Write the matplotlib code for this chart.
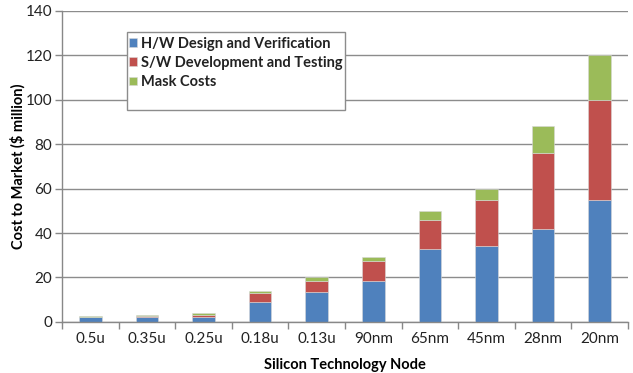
"""Stacked cost-to-market bars per silicon technology node."""

import matplotlib

matplotlib.use("Agg")
import matplotlib.pyplot as plt
import numpy as np
from matplotlib.patches import Rectangle

nodes = ["0.5u", "0.35u", "0.25u", "0.18u", "0.13u", "90nm", "65nm", "45nm", "28nm", "20nm"]
hw_design = [2.0, 2.4, 2.1, 9.0, 13.3, 18.5, 33.0, 34.0, 42.0, 55.0]
sw_dev = [0.3, 0.4, 1.2, 4.0, 5.2, 9.0, 13.0, 21.0, 34.0, 45.0]
mask_costs = [0.2, 0.2, 0.5, 1.0, 1.5, 1.5, 4.0, 5.0, 12.0, 20.0]

series = [
    ("H/W Design and Verification", hw_design, "#4F81BD"),
    ("S/W Development and Testing", sw_dev, "#C0504D"),
    ("Mask Costs", mask_costs, "#9BBB59"),
]

plt.rcParams["font.family"] = ["Lato", "DejaVu Sans"]

fig = plt.figure(figsize=(6.33, 3.73), dpi=100)
ax = fig.add_axes([0.098, 0.137, 0.894, 0.834])

x = np.arange(len(nodes))
bottom = np.zeros(len(nodes))
handles = []
for label, values, color in series:
    bars = ax.bar(x, values, width=0.4, bottom=bottom, color=color, label=label,
                  edgecolor="#d8d8d8", linewidth=0.4, zorder=2)
    handles.append(bars)
    bottom += np.array(values)

ax.set_xlim(-0.5, len(nodes) - 0.5)
ax.set_ylim(0, 140)
ax.set_yticks(range(0, 141, 20))
ax.set_xticks(x)
ax.set_xticklabels(nodes)
ax.set_xticks(np.arange(-0.5, len(nodes), 1.0), minor=True)
ax.tick_params(axis="x", which="major", length=0, labelsize=11, pad=7, colors="#222222")
ax.tick_params(axis="x", which="minor", length=5, color="#888888", width=1)
ax.tick_params(axis="y", length=5, color="#888888", width=1, labelsize=11, pad=2, colors="#222222")

ax.grid(axis="y", color="#8c8c8c", linewidth=1, zorder=0)
ax.set_axisbelow(True)
for side in ("top", "right"):
    ax.spines[side].set_visible(False)
for side in ("left", "bottom"):
    ax.spines[side].set_color("#888888")
    ax.spines[side].set_linewidth(1)

ax.set_xlabel("Silicon Technology Node", fontsize=10.5, fontweight="bold", labelpad=9)
ax.set_ylabel("Cost to Market ($ million)", fontsize=10.5, fontweight="bold", labelpad=0)

# legend box with its own frame, entries packed near the top
ax.add_patch(Rectangle((0.115, 0.682), 0.385, 0.25, transform=ax.transAxes,
                       facecolor="white", edgecolor="#8c8c8c", linewidth=1, zorder=4))
leg = ax.legend(handles=handles, loc="upper left", bbox_to_anchor=(0.108, 0.935),
                frameon=False, fontsize=10.5, handlelength=0.55, handleheight=0.55,
                handletextpad=0.25, labelspacing=0.35, borderaxespad=0)
leg.set_zorder(5)
for text in leg.get_texts():
    text.set_fontweight("bold")
    text.set_color("#222222")

fig.savefig("out.png", dpi=100)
------------------------------
• **Task directions**: Extract, word for word, each line from the top of the data down to and including the line with "ax.spines[side].set_linewidth(1)"; skip the pictures.

• **Complete response**:
Write the matplotlib code for this chart.
"""Stacked cost-to-market bars per silicon technology node."""

import matplotlib

matplotlib.use("Agg")
import matplotlib.pyplot as plt
import numpy as np
from matplotlib.patches import Rectangle

nodes = ["0.5u", "0.35u", "0.25u", "0.18u", "0.13u", "90nm", "65nm", "45nm", "28nm", "20nm"]
hw_design = [2.0, 2.4, 2.1, 9.0, 13.3, 18.5, 33.0, 34.0, 42.0, 55.0]
sw_dev = [0.3, 0.4, 1.2, 4.0, 5.2, 9.0, 13.0, 21.0, 34.0, 45.0]
mask_costs = [0.2, 0.2, 0.5, 1.0, 1.5, 1.5, 4.0, 5.0, 12.0, 20.0]

series = [
    ("H/W Design and Verification", hw_design, "#4F81BD"),
    ("S/W Development and Testing", sw_dev, "#C0504D"),
    ("Mask Costs", mask_costs, "#9BBB59"),
]

plt.rcParams["font.family"] = ["Lato", "DejaVu Sans"]

fig = plt.figure(figsize=(6.33, 3.73), dpi=100)
ax = fig.add_axes([0.098, 0.137, 0.894, 0.834])

x = np.arange(len(nodes))
bottom = np.zeros(len(nodes))
handles = []
for label, values, color in series:
    bars = ax.bar(x, values, width=0.4, bottom=bottom, color=color, label=label,
                  edgecolor="#d8d8d8", linewidth=0.4, zorder=2)
    handles.append(bars)
    bottom += np.array(values)

ax.set_xlim(-0.5, len(nodes) - 0.5)
ax.set_ylim(0, 140)
ax.set_yticks(range(0, 141, 20))
ax.set_xticks(x)
ax.set_xticklabels(nodes)
ax.set_xticks(np.arange(-0.5, len(nodes), 1.0), minor=True)
ax.tick_params(axis="x", which="major", length=0, labelsize=11, pad=7, colors="#222222")
ax.tick_params(axis="x", which="minor", length=5, color="#888888", width=1)
ax.tick_params(axis="y", length=5, color="#888888", width=1, labelsize=11, pad=2, colors="#222222")

ax.grid(axis="y", color="#8c8c8c", linewidth=1, zorder=0)
ax.set_axisbelow(True)
for side in ("top", "right"):
    ax.spines[side].set_visible(False)
for side in ("left", "bottom"):
    ax.spines[side].set_color("#888888")
    ax.spines[side].set_linewidth(1)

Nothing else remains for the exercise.